Swimming school trains Marines to save lives
By Lance Cpl. Brandon R. Holgersen
| | December 14, 2005
MARINE CORPS BASE CAMP LEJEUNE, N.C. --
A Marine is thrown overboard by rough seas, falling into the deep, cold ocean waters. He has nothing but his own skills to help save him if no one notices he is gone.
This is a potentially life-threatening scenario, but with reliable training there is hope - the Combat Water Survival Swimming School.
The mission of the school is to teach individual Marines how to survive in various aquatic environments, reduce fear of the water and build self-confidence, according to Staff Sgt. Lanny B. Powell, the schools’s chief instructor.
The school is home to four instructors who are tasked with training Marine Corps instructors of water survival stationed east of the Mississippi River or in European duty stations, according to Powell.
The instructors teach five classes for Marine Corp instructors of water survival and teach another class for Marines who are aspiring to be instructors at the school, according to Powell.

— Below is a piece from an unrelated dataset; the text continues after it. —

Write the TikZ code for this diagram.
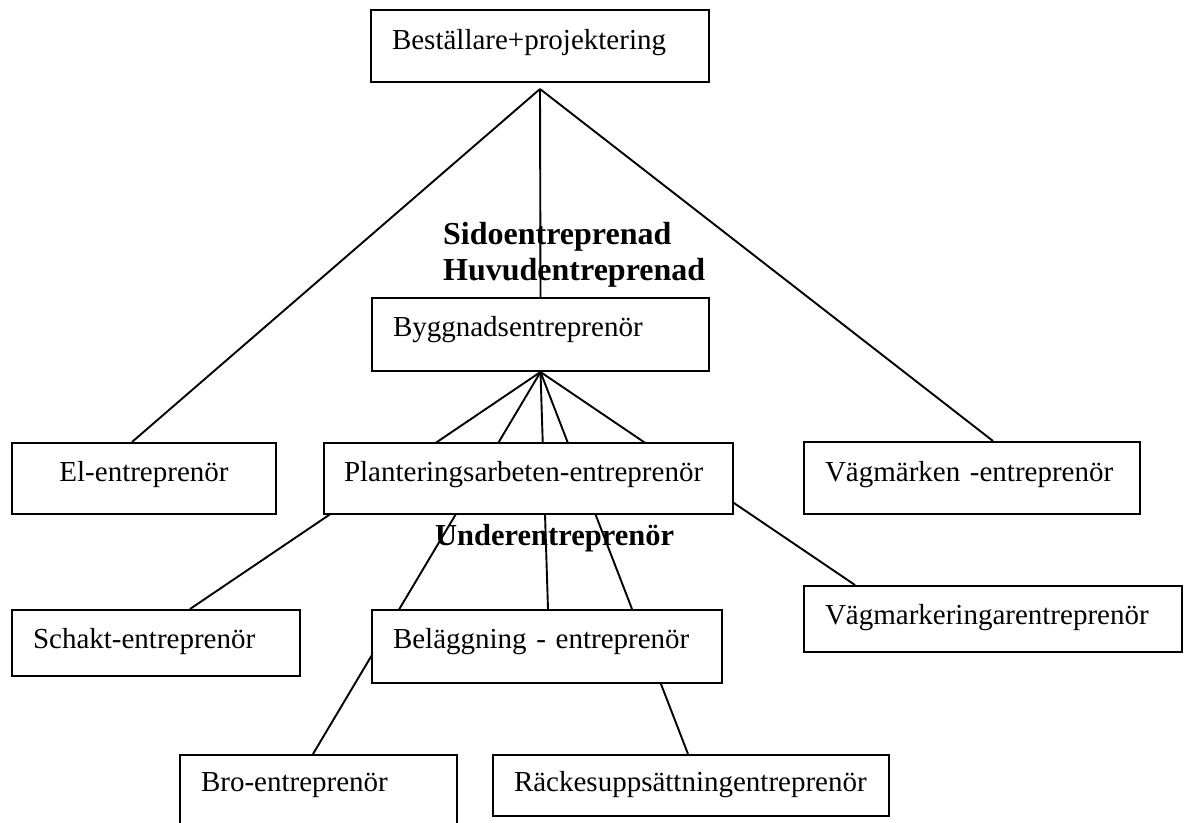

Between classes, the school can travel to units who cannot attend the school.
“We go down to [Marine Corps Recruit Depot Parris Island] a lot to train the Marines there to be instructors,” Powell said.
The school can accommodate 30 students at a time, but because of the screening process and the low number of Marines coming to the course, class size averages around 10-15 students.
For a Marine to become an instructor, they must go through a prescreening, have a water survival qualification and be observed by an instructor.
The prescreening consists of a variety of different swims including a timed 500-meter swim, which must be completed in 13 minutes or faster, and a brick retrieval swim.
During the course, Marines become life guard certified and certified in American Red Cross cardio pulmonary resuscitation for children and seniors, according to Powell. The students also learn a wide array of different rescues for saving a drowning person in the water.
Marines go through another series of tests including many academic written tests at the end of the course. One of the last tests includes a 1,500 meter timed swim.
The Marines spend a lot of hours in the water during the course to learn the life saving techniques and build the strength to perform them, according to Powell.
“It was a difficult course to go through because of the challenging pace,” said 1st Lt. Christopher Nolf, a student participating in the course.
The course has changed over the years, according to Powell. The course used to include drills where a person had to learn techniques to swim with their hands and feet tied.
“This was done so you knew you could do anything in the water,” said Gunnery Sgt. Benny Antle, a student who first went through the course when he was 25 years old. “This also gave you the sense of what it was like not to be able to swim.”
The course is designed to train the trainers, according to Powell. The school makes every effort to help the students learn the techniques and help the students do the best they can.
The school is offered to Marines and sailors and gives the Marines an extra military operational specialty of 8563. The course is intended for corporals and above, but lance corporals who are competent and meet the requirements can get a waiver signed by their command to attend the school.
Any Marine who is interested in taking the course can find information by contacting their unit’s training office.